Pada kesempatan yang lalu saya hanya bisa memotret pulau Maitara dari kejauhan, dan kali ini saya berkesempatan untuk mengunjungi pulau yang menawan tersebut secara langsung. Nama daratan yang menjadi salah satu penghuni kepulauan Maluku Utara ini memang tak setenar pulau-pulau lain di Indonesia seperti Jawa, Kalimantan dan Sumatera. Meski demikian, pulau yang juga tercetak bersama Tidore di atas lembaran seribu rupiah ini mempunyai keindahan alam yang layak untuk dipublikasi.
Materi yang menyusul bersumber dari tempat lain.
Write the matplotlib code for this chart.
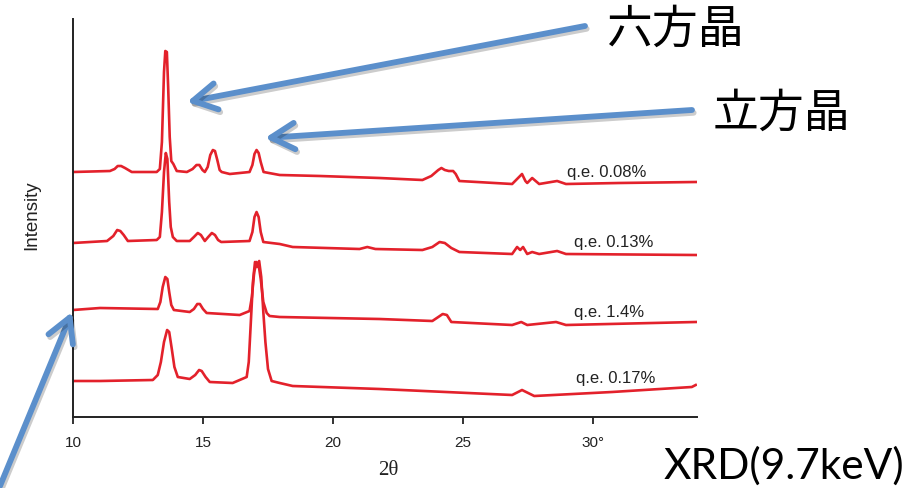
import matplotlib
matplotlib.use("Agg")
import matplotlib.pyplot as plt
import matplotlib.patheffects as pe

# ---------------- data ----------------
# 2-theta positions (deg) and relative intensity (arb. units, offset traces)
tth_008 = [10.00, 11.42, 11.60, 11.72, 11.85, 12.00, 12.26, 13.22, 13.34, 13.42, 13.50, 13.55, 13.61,
           13.66, 13.72, 13.78, 13.86, 13.99, 14.38, 14.60, 14.75, 14.86, 14.98, 15.07, 15.18, 15.28,
           15.38, 15.46, 15.55, 15.64, 15.72, 16.03, 16.79, 16.90, 16.98, 17.06, 17.14, 17.22, 17.33,
           17.95, 19.50, 21.79, 23.44, 23.78, 24.05, 24.17, 24.30, 24.45, 24.62, 24.72, 24.86, 26.89,
           27.08, 27.27, 27.40, 27.47, 27.66, 27.93, 28.62, 28.96, 31.00, 33.95]
int_008 = [245, 246, 248, 251, 251, 249, 245, 245, 248, 275, 345, 366, 365,
           330, 280, 256, 253, 246, 245, 248, 252, 252, 247, 245, 250, 262,
           267, 266, 257, 247, 245, 243, 245, 252, 263, 267, 264, 255, 245,
           242, 241, 239, 237, 241, 247, 249, 247, 246, 246, 243, 236, 233,
           238, 243, 236, 234, 239, 233, 236, 233, 234, 235]

tth_013 = [10.00, 11.31, 11.55, 11.70, 11.82, 11.95, 12.11, 13.22, 13.34, 13.42, 13.50, 13.57, 13.63,
           13.70, 13.76, 13.84, 13.99, 14.49, 14.65, 14.80, 14.92, 15.07, 15.20, 15.34, 15.46, 15.58,
           15.70, 16.79, 16.90, 16.98, 17.06, 17.14, 17.22, 17.32, 17.95, 18.45, 21.02, 21.32, 21.63,
           23.44, 23.82, 24.10, 24.30, 24.55, 24.86, 26.89, 27.08, 27.20, 27.31, 27.47, 27.66, 27.93,
           28.62, 28.96, 33.95]
int_013 = [174, 176, 181, 187, 186, 182, 176, 177, 180, 205, 245, 264, 258,
           215, 190, 180, 176, 176, 180, 184, 182, 176, 180, 184, 182, 177,
           175, 176, 185, 200, 205, 200, 185, 175, 173, 170, 168, 170, 168,
           167, 170, 175, 174, 169, 165, 163, 170, 167, 170, 163, 165, 163,
           166, 163, 162]

tth_14 = [10.00, 11.04, 13.26, 13.36, 13.45, 13.55, 13.63, 13.70, 13.78, 13.88, 14.49, 14.65, 14.78,
          14.88, 15.00, 15.14, 16.41, 16.79, 16.88, 16.97, 17.06, 17.14, 17.22, 17.32, 17.45, 17.56,
          17.95, 21.79, 23.82, 24.05, 24.22, 24.38, 24.55, 26.89, 27.24, 27.47, 28.58, 28.96, 33.95]
int_14 = [107, 109, 108, 115, 130, 140, 138, 125, 112, 107, 105, 108, 113,
          113, 108, 104, 102, 106, 120, 145, 155, 152, 138, 115, 104, 101,
          100, 98, 96, 100, 103, 102, 95, 92, 95, 92, 95, 92, 95]

tth_017 = [10.00, 11.04, 13.07, 13.26, 13.38, 13.50, 13.62, 13.70, 13.80, 13.90, 14.03, 14.49, 14.70,
           14.85, 14.95, 15.10, 15.26, 16.14, 16.41, 16.68, 16.76, 16.84, 16.92, 17.00, 17.08, 17.16,
           17.24, 17.32, 17.40, 17.50, 17.64, 17.95, 18.45, 21.79, 26.89, 27.27, 27.74, 30.73, 33.80,
           33.95]
int_017 = [36, 36, 37, 42, 55, 75, 87, 85, 68, 50, 40, 38, 42,
           47, 46, 40, 35, 34, 37, 40, 55, 95, 135, 155, 150, 156,
           140, 105, 75, 48, 36, 34, 31, 28, 22, 27, 21, 25, 30,
           32]

series_x = [tth_008, tth_013, tth_14, tth_017]
series_y = [int_008, int_013, int_14, int_017]
series_labels = ["q.e. 0.08%", "q.e. 0.13%", "q.e. 1.4%", "q.e. 0.17%"]
label_x = [29.00, 29.27, 29.27, 29.35]
label_y = [245, 176, 106, 39]

xticks = [10, 15, 20, 25, 30]
xtick_labels = ["10", "15", "20", "25", "30°"]

# ---------------- figure ----------------
W, H = 924, 489
fig = plt.figure(figsize=(W / 100, H / 100), dpi=100)
ax = fig.add_axes([73 / W, 1 - 418 / H, (697 - 73) / W, (418 - 20) / H])

red = "#E3212B"
for xs, ys in zip(series_x, series_y):
    ax.plot(xs, ys, color=red, lw=1.9, solid_joinstyle="round")

sans = ["Liberation Sans", "DejaVu Sans"]
for lx, ly, t in zip(label_x, label_y, series_labels):
    ax.text(lx, ly, t, ha="left", va="center", fontsize=12, family=sans, color="#222222")

ax.set_xlim(10, 34)
ax.set_ylim(0, 398)
ax.set_xticks(xticks)
ax.set_xticklabels(xtick_labels, family=sans, fontsize=11, color="#222222")
ax.set_yticks([])
for s in ["top", "right"]:
    ax.spines[s].set_visible(False)
for s in ["left", "bottom"]:
    ax.spines[s].set_linewidth(1.4)
    ax.spines[s].set_color("#222222")
ax.tick_params(axis="x", direction="out", length=5, width=1.3, color="#222222", pad=8)

fig.text(32 / W, 1 - 215 / H, "Intensity", rotation=90, ha="center", va="center",
         fontsize=13.5, family=sans, color="#222222")
fig.text(388 / W, 1 - 471 / H, "2θ", ha="center", va="center",
         fontsize=15, family=["Liberation Serif", "DejaVu Serif"], color="#222222")

cjk = ["Noto Sans CJK JP", "DejaVu Sans"]
fig.text(607 / W, 1 - 29 / H, "六方晶", ha="left", va="center", fontsize=33, family=cjk, color="black")
fig.text(713 / W, 1 - 113 / H, "立方晶", ha="left", va="center", fontsize=33, family=cjk, color="black")
fig.text(664 / W, 1 - 466 / H, "XRD(9.7keV)", ha="left", va="center", fontsize=30.5,
         family=["Lato", "DejaVu Sans"], color="black")

blue = "#5B8FCB"
arrows = [((187, H - 103), (585, H - 27)),
          ((265, H - 139), (692, H - 111)),
          ((72, H - 313), (0, H - 487))]
for tip, tail in arrows:
    ann = ax.annotate("", xy=tip, xycoords="figure pixels", xytext=tail, textcoords="figure pixels",
                      annotation_clip=False,
                      arrowprops=dict(arrowstyle="->,head_length=1.7,head_width=0.95", color=blue,
                                      lw=4.2, mutation_scale=10, shrinkA=0, shrinkB=0,
                                      capstyle="round", joinstyle="round"))
    ann.arrow_patch.set_path_effects([pe.SimpleLineShadow(offset=(1.2, -2.0), alpha=0.2), pe.Normal()])

fig.savefig("out.png", dpi=100)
Perairan di sekitar Maitara amat jernih dan jarang tersentuh. Bila berkunjung ke salah satu pantainya, hilir mudik ikan-ikan kecil beraneka warna amat mudah terlihat. Panorama alami ini bisa disaksikan tanpa adanya gangguan tumpukan sampah atau kotoran lainnya. Lokasinya yang lumayan terpencil membuat pantai-pantainya memiliki suasana tenang, cocok bagi anda yang ingin memburu keheningan dan kedamaian.
Sekilas
mengenai cerita rakyat tentang Pulau Maitara bahwa dulunya adalah bagian dari
pulau Makian. Sultan Mansyur Malamo yang kala itu memimpin kesultanan Ternate
merasa malu karena Tidore memiliki daratan yang lebih tinggi dari pulau
Ternate. Ia pun mengutus burung Goheba untuk mengambil tanah dari pulau Makian.
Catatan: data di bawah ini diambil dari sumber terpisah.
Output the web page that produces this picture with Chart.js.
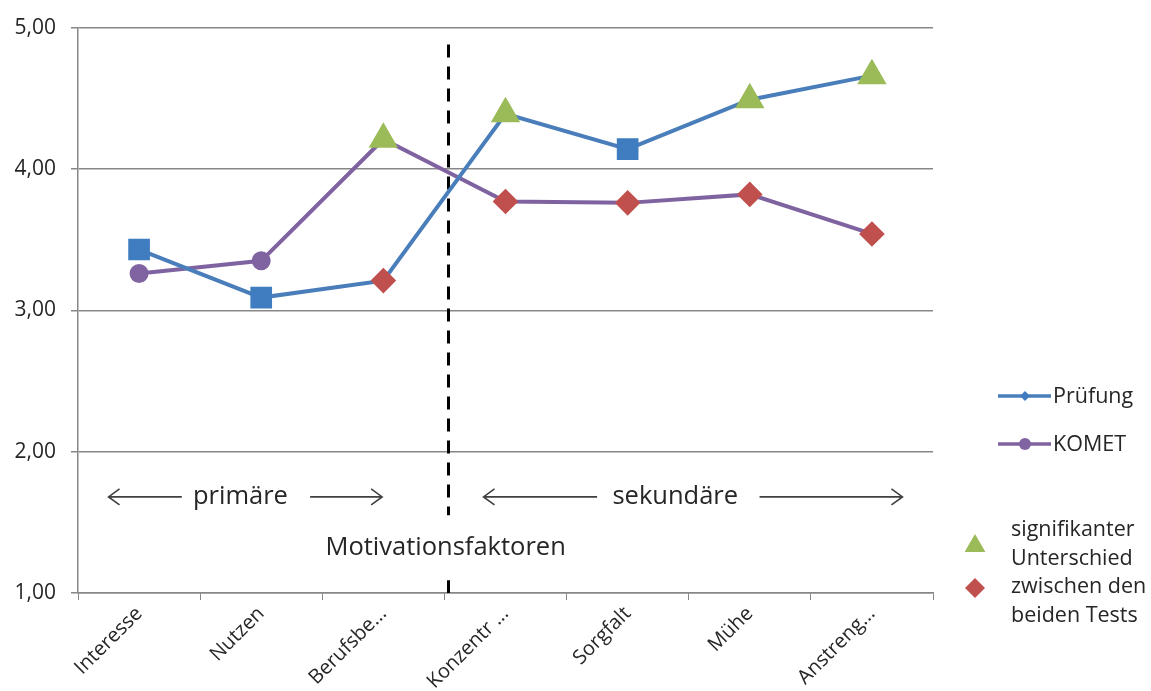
<!DOCTYPE html>
<html>
<head>
  <meta charset="utf-8">
  <title>Motivationsfaktoren – Prüfung vs. KOMET</title>
  <script src="https://cdn.jsdelivr.net/npm/chart.js"></script>
  <style>
    html, body { margin: 0; padding: 0; background: #fff; }
  </style>
</head>
<body>
  <canvas id="chart" width="1151" height="691"></canvas>
  <script>
    // Mittelwerte je Motivationsfaktor
    const categories = ["Interesse", "Nutzen", "Berufsbe...", "Konzentr ...", "Sorgfalt", "Mühe", "Anstreng..."];
    const pruefung = [3.43, 3.09, 3.21, 4.39, 4.14, 4.49, 4.66];
    const komet = [3.26, 3.35, 4.21, 3.77, 3.76, 3.82, 3.54];
    // signifikanter Unterschied: 1 = höher (Dreieck), -1 = niedriger (Raute), 0 = keiner
    const pruefungSig = [0, 0, -1, 1, 0, 1, 1];
    const kometSig = [0, 0, 1, -1, -1, -1, -1];
    const yTicks = [1, 2, 3, 4, 5];

    const FONT = "'Open Sans', 'Noto Sans', sans-serif";
    const BLUE = "#4a7ebb", BLUE_MARK = "#3f7cc0";
    const PURPLE = "#7f63a1", PURPLE_MARK = "#8064a2";
    const GREEN = "#9bbb59", RED = "#c0504d";
    const GRID = "#878787";
    const TEXT = "#262626";

    function styleFor(sig, base) {
      if (sig === 1) return { style: "triangle", color: GREEN, r: 13 };
      if (sig === -1) return { style: "rectRot", color: RED, r: 10 };
      return base;
    }
    function markers(sig, base) {
      const s = sig.map(v => styleFor(v, base));
      return {
        pointStyle: s.map(m => m.style),
        pointBackgroundColor: s.map(m => m.color),
        pointBorderColor: s.map(m => m.color),
        pointRadius: s.map(m => m.r),
        pointHoverRadius: s.map(m => m.r)
      };
    }

    // Trennlinie, Pfeile und Beschriftungen, Legende
    const overlay = {
      id: "overlay",
      beforeDatasetsDraw(chart) {
        const { ctx, scales: { x, y }, chartArea } = chart;
        const xd = Math.round((x.getPixelForValue(2) + x.getPixelForValue(3)) / 2) + 4.5;
        ctx.save();
        ctx.strokeStyle = "#000";
        ctx.lineWidth = 3;
        ctx.setLineDash([13, 9]);
        ctx.beginPath();
        ctx.moveTo(xd, chartArea.top + 17);
        ctx.lineTo(xd, y.getPixelForValue(1.55));
        ctx.stroke();
        ctx.beginPath();
        ctx.moveTo(xd, y.getPixelForValue(1.09));
        ctx.lineTo(xd, chartArea.bottom);
        ctx.stroke();
        ctx.restore();
      },
      afterDraw(chart) {
        const { ctx, scales: { x, y } } = chart;
        ctx.save();
        const arrow = (x1, x2, yy) => {
          const dir = Math.sign(x2 - x1);
          ctx.beginPath();
          ctx.moveTo(x1, yy); ctx.lineTo(x2, yy);
          ctx.moveTo(x2 - dir * 11, yy - 8); ctx.lineTo(x2, yy); ctx.lineTo(x2 - dir * 11, yy + 8);
          ctx.stroke();
        };
        ctx.strokeStyle = "#404040";
        ctx.lineWidth = 1.6;
        const ya = y.getPixelForValue(1.68);
        arrow(x.getPixelForValue(0.35), x.getPixelForValue(-0.25), ya);
        arrow(x.getPixelForValue(1.40), x.getPixelForValue(1.99), ya);
        arrow(x.getPixelForValue(3.75), x.getPixelForValue(2.82), ya);
        arrow(x.getPixelForValue(5.08), x.getPixelForValue(6.25), ya);

        ctx.fillStyle = TEXT;
        ctx.textAlign = "center";
        ctx.textBaseline = "middle";
        ctx.font = "25.5px " + FONT;
        ctx.fillText("primäre", x.getPixelForValue(0.83), ya);
        ctx.fillText("sekundäre", x.getPixelForValue(4.39), ya);
        ctx.fillText("Motivationsfaktoren", x.getPixelForValue(2.51), y.getPixelForValue(1.32));

        // Legende
        ctx.font = "21.5px " + FONT;
        ctx.textAlign = "left";
        const series = [
          { label: "Prüfung", line: BLUE, mark: BLUE_MARK, style: "rectRot", r: 5, y: 396 },
          { label: "KOMET", line: PURPLE, mark: PURPLE_MARK, style: "circle", r: 6, y: 444 }
        ];
        series.forEach(s => {
          ctx.strokeStyle = s.line;
          ctx.lineWidth = 3.5;
          ctx.beginPath();
          ctx.moveTo(998, s.y); ctx.lineTo(1051, s.y);
          ctx.stroke();
          ctx.fillStyle = s.mark;
          Chart.helpers.drawPoint(ctx, { pointStyle: s.style, radius: s.r, borderWidth: 0 }, 1025, s.y);
          ctx.fillStyle = TEXT;
          ctx.fillText(s.label, 1053, s.y + 1);
        });
        ctx.fillStyle = GREEN;
        Chart.helpers.drawPoint(ctx, { pointStyle: "triangle", radius: 12, borderWidth: 0 }, 975, 546);
        ctx.fillStyle = RED;
        Chart.helpers.drawPoint(ctx, { pointStyle: "rectRot", radius: 10, borderWidth: 0 }, 975, 588);
        ctx.fillStyle = TEXT;
        ["signifikanter", "Unterschied", "zwischen den", "beiden Tests"].forEach((t, i) => {
          ctx.fillText(t, 1011, 530 + i * 28.5);
        });
        ctx.restore();
      }
    };

    new Chart(document.getElementById("chart"), {
      type: "line",
      data: {
        labels: categories,
        datasets: [
          Object.assign({
            label: "Prüfung",
            data: pruefung,
            borderColor: BLUE,
            borderWidth: 4,
            tension: 0
          }, markers(pruefungSig, { style: "rect", color: BLUE_MARK, r: 12.5 })),
          Object.assign({
            label: "KOMET",
            data: komet,
            borderColor: PURPLE,
            borderWidth: 4,
            tension: 0
          }, markers(kometSig, { style: "circle", color: PURPLE_MARK, r: 7.5 }))
        ]
      },
      options: {
        responsive: false,
        animation: false,
        layout: { padding: { top: 21, right: 218, left: 0, bottom: 0 } },
        plugins: {
          legend: { display: false },
          tooltip: { enabled: false },
          title: { display: false }
        },
        scales: {
          x: {
            offset: true,
            grid: { offset: true, drawOnChartArea: false, color: GRID, tickLength: 7 },
            border: { color: GRID, width: 1.5 },
            ticks: {
              minRotation: 45, maxRotation: 45, autoSkip: false,
              color: TEXT, padding: 2,
              font: { family: FONT, size: 20 }
            },
            afterFit(scale) { scale.height = 98; }
          },
          y: {
            min: 1, max: 5,
            afterBuildTicks(scale) { scale.ticks = yTicks.map(v => ({ value: v })); },
            grid: { color: GRID, lineWidth: 1.5, tickLength: 7 },
            border: { color: GRID, width: 1.5 },
            ticks: {
              color: TEXT, padding: 15,
              font: { family: FONT, size: 21 },
              callback: v => v.toFixed(2).replace(".", ",")
            },
            afterFit(scale) { scale.width = 78; }
          }
        }
      },
      plugins: [overlay]
    });
  </script>
</body>
</html>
Oleh sang Sultan tanah itu nantinya akan di letakkan di atas puncak gunung
Ternate agar pulau ini berdiri lebih tinggi dari gunung yang ada di Tidore.
Di
perjalanan pulang, burung berkepala dua ini tersentak oleh sinar matahari yang
kala itu sudah menyingsing lebih dahulu di kawasan Tidore. Tanah yang berada
dalam cengkramannya pun jatuh diantara pulau Tidore dan Ternate.
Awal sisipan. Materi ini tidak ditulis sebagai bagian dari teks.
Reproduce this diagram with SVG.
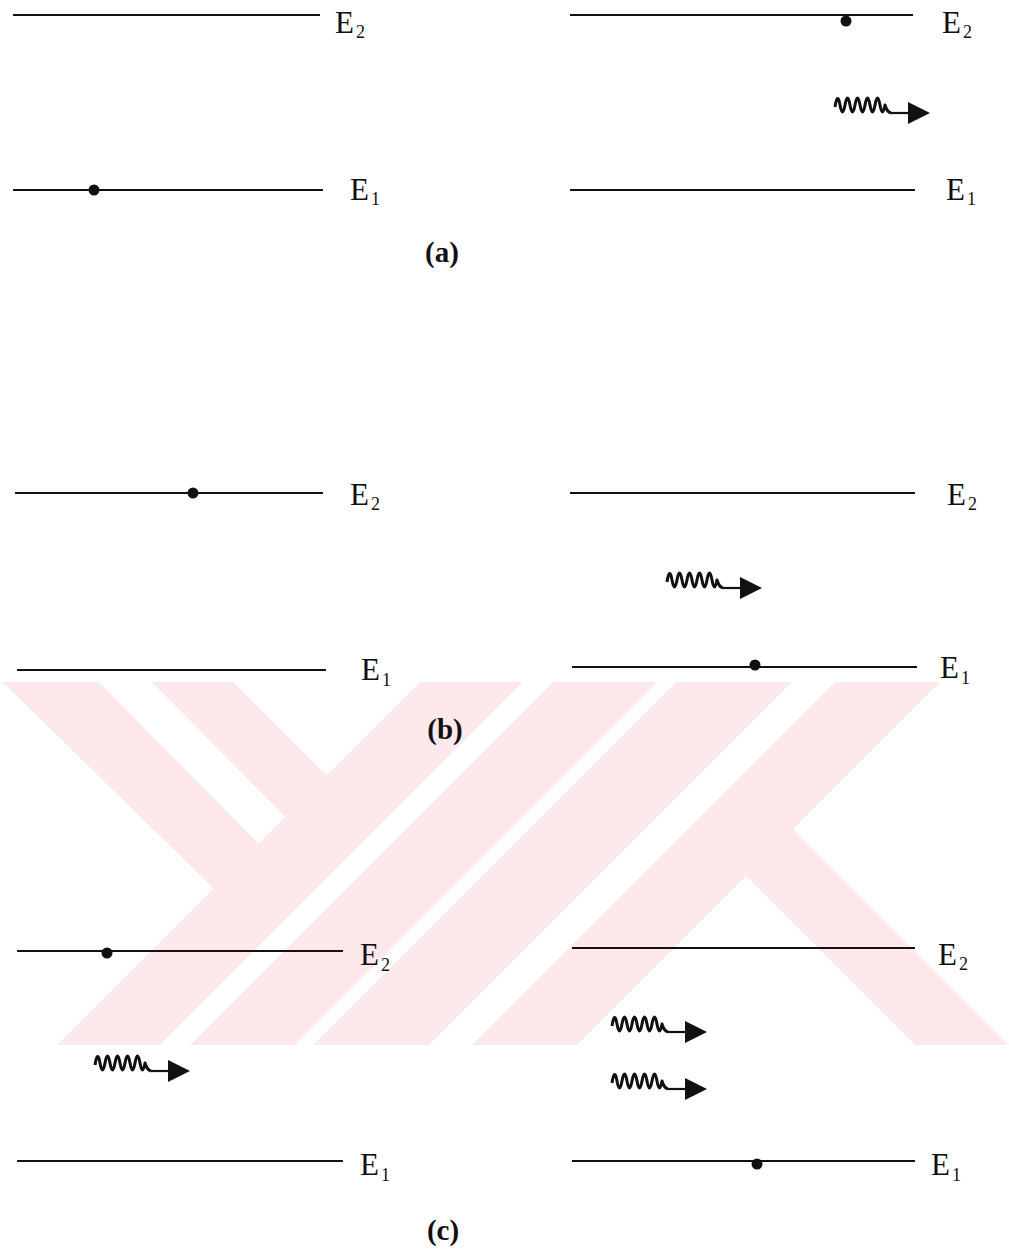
<svg xmlns="http://www.w3.org/2000/svg" xmlns:xlink="http://www.w3.org/1999/xlink" width="1009" height="1256" viewBox="0 0 1009 1256">
<style>
.lvl{stroke:#111;stroke-width:2;fill:none}
.dot{fill:#111}
.lbl{font-family:"Liberation Serif",serif;font-size:31px;fill:#111}
.sub{font-family:"Liberation Serif",serif;font-size:18px;fill:#111}
.cap{font-family:"Liberation Serif",serif;font-weight:bold;font-size:29px;fill:#111;text-anchor:middle}
.wm{fill:#fde8ec}
.wave{fill:none;stroke:#111;stroke-width:3;stroke-linejoin:round}
.shaft{stroke:#111;stroke-width:2.2}
</style>
<defs>
<clipPath id="band"><rect x="0" y="682" width="1009" height="363"/></clipPath>
<g id="photon">
<path class="wave" d="M0,-6 Q2.5,-22 5,-8 T10,-8 T15,-8 T20,-8 T25,-8 T30,-8 T35,-8 T40,-8 T45,-8 T50,-8 Q52,-1 56,0"/>
<line class="shaft" x1="56" y1="0" x2="75" y2="0"/>
<polygon class="dot" points="73,-11 73,11 95,0"/>
</g>
</defs>
<rect width="1009" height="1256" fill="#fff"/>
<g id="watermark" clip-path="url(#band)">
<polygon class="wm" points="-20,660 77,660 258.5,843.5 213.5,888.5"/>
<polygon class="wm" points="130,660 211,660 326.5,775.5 285,817"/>
<polygon class="wm" points="442,660 545,660 140,1065 37,1065"/>
<polygon class="wm" points="575,660 680,660 275,1065 170,1065"/>
<polygon class="wm" points="698,660 814,660 409,1065 293,1065"/>
<polygon class="wm" points="857,660 962,660 557,1065 452,1065"/>
<polygon class="wm" points="793,829 1040,1076 946,1076 746,876"/>
</g>
<g id="connectors">
<use xlink:href="#photon" transform="translate(835,113)"/>
<use xlink:href="#photon" transform="translate(667,588)"/>
<use xlink:href="#photon" transform="translate(95,1071)"/>
<use xlink:href="#photon" transform="translate(612,1032)"/>
<use xlink:href="#photon" transform="translate(612,1089)"/>
</g>
<g id="panel-a-left">
<line class="lvl" x1="13" y1="15" x2="320" y2="15"/>
<text class="lbl" x="335" y="33">E</text><text class="sub" x="356" y="38">2</text>
<line class="lvl" x1="13" y1="190" x2="323" y2="190"/>
<circle class="dot" cx="94" cy="190" r="5.5"/>
<text class="lbl" x="350" y="200">E</text><text class="sub" x="371" y="205">1</text>
</g>
<g id="panel-a-right">
<line class="lvl" x1="570" y1="15" x2="913" y2="15"/>
<circle class="dot" cx="846" cy="21" r="5.5"/>
<text class="lbl" x="942" y="33">E</text><text class="sub" x="963" y="38">2</text>
<line class="lvl" x1="570" y1="190" x2="915" y2="190"/>
<text class="lbl" x="946" y="200">E</text><text class="sub" x="967" y="205">1</text>
</g>
<text id="caption-a" class="cap" x="442" y="262">(a)</text>
<g id="panel-b-left">
<line class="lvl" x1="15" y1="493" x2="323" y2="493"/>
<circle class="dot" cx="193" cy="493" r="5.5"/>
<text class="lbl" x="350" y="505">E</text><text class="sub" x="371" y="510">2</text>
<line class="lvl" x1="17" y1="670" x2="326" y2="670"/>
<text class="lbl" x="361" y="680">E</text><text class="sub" x="382" y="686">1</text>
</g>
<g id="panel-b-right">
<line class="lvl" x1="570" y1="493" x2="915" y2="493"/>
<text class="lbl" x="947" y="505">E</text><text class="sub" x="968" y="510">2</text>
<line class="lvl" x1="572" y1="667" x2="917" y2="667"/>
<circle class="dot" cx="755" cy="665" r="5.5"/>
<text class="lbl" x="940" y="678">E</text><text class="sub" x="961" y="684">1</text>
</g>
<text id="caption-b" class="cap" x="445" y="739">(b)</text>
<g id="panel-c-left">
<line class="lvl" x1="17" y1="951" x2="343" y2="951"/>
<circle class="dot" cx="107" cy="953" r="5.5"/>
<text class="lbl" x="360" y="965">E</text><text class="sub" x="381" y="971">2</text>
<line class="lvl" x1="17" y1="1161" x2="343" y2="1161"/>
<text class="lbl" x="360" y="1175">E</text><text class="sub" x="381" y="1181">1</text>
</g>
<g id="panel-c-right">
<line class="lvl" x1="572" y1="948" x2="915" y2="948"/>
<text class="lbl" x="938" y="965">E</text><text class="sub" x="959" y="970">2</text>
<line class="lvl" x1="572" y1="1161" x2="915" y2="1161"/>
<circle class="dot" cx="757" cy="1164" r="5.5"/>
<text class="lbl" x="931" y="1175">E</text><text class="sub" x="952" y="1181">1</text>
</g>
<text id="caption-c" class="cap" x="443" y="1240">(c)</text>
</svg>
Berangsur-angsur tanah tersebut berubah menjadi pulau yang sekarang dinamakan
Maitara.
Warga
masyarakat semakin yakin akan kebenaran mitos ini dengan adanya kenyataan tidak
pernah ada air tawar di temukan dari sumur-sumur rakyat yang tergali di pulau
Maitara. Setiap kali sumur digali, air yang di dapatkan adalah air asin dari
laut yang merembes ke atas.
Maitara
sendiri adalah bahasa Tidore yang berarti ‘makian ke ternate’. Versi lain
menyebutkan bahwa kata Maitara juga berarti ‘jatuh ke bawah’. Alasan lain yang
juga mendukung keberadaan mitos rakyat tersebut adalah bahwa pantai-pantai yang
berada di Maitara pasirnya berwarna putih, sama dengan warna pasir pantai di
pulau Makian dan berbeda dengan warna pasir di pulau Tidore atau Ternate yang
sebagian besar berwarna hitam.
Disini
juga telah dibangun monumen uang seribu rupiah.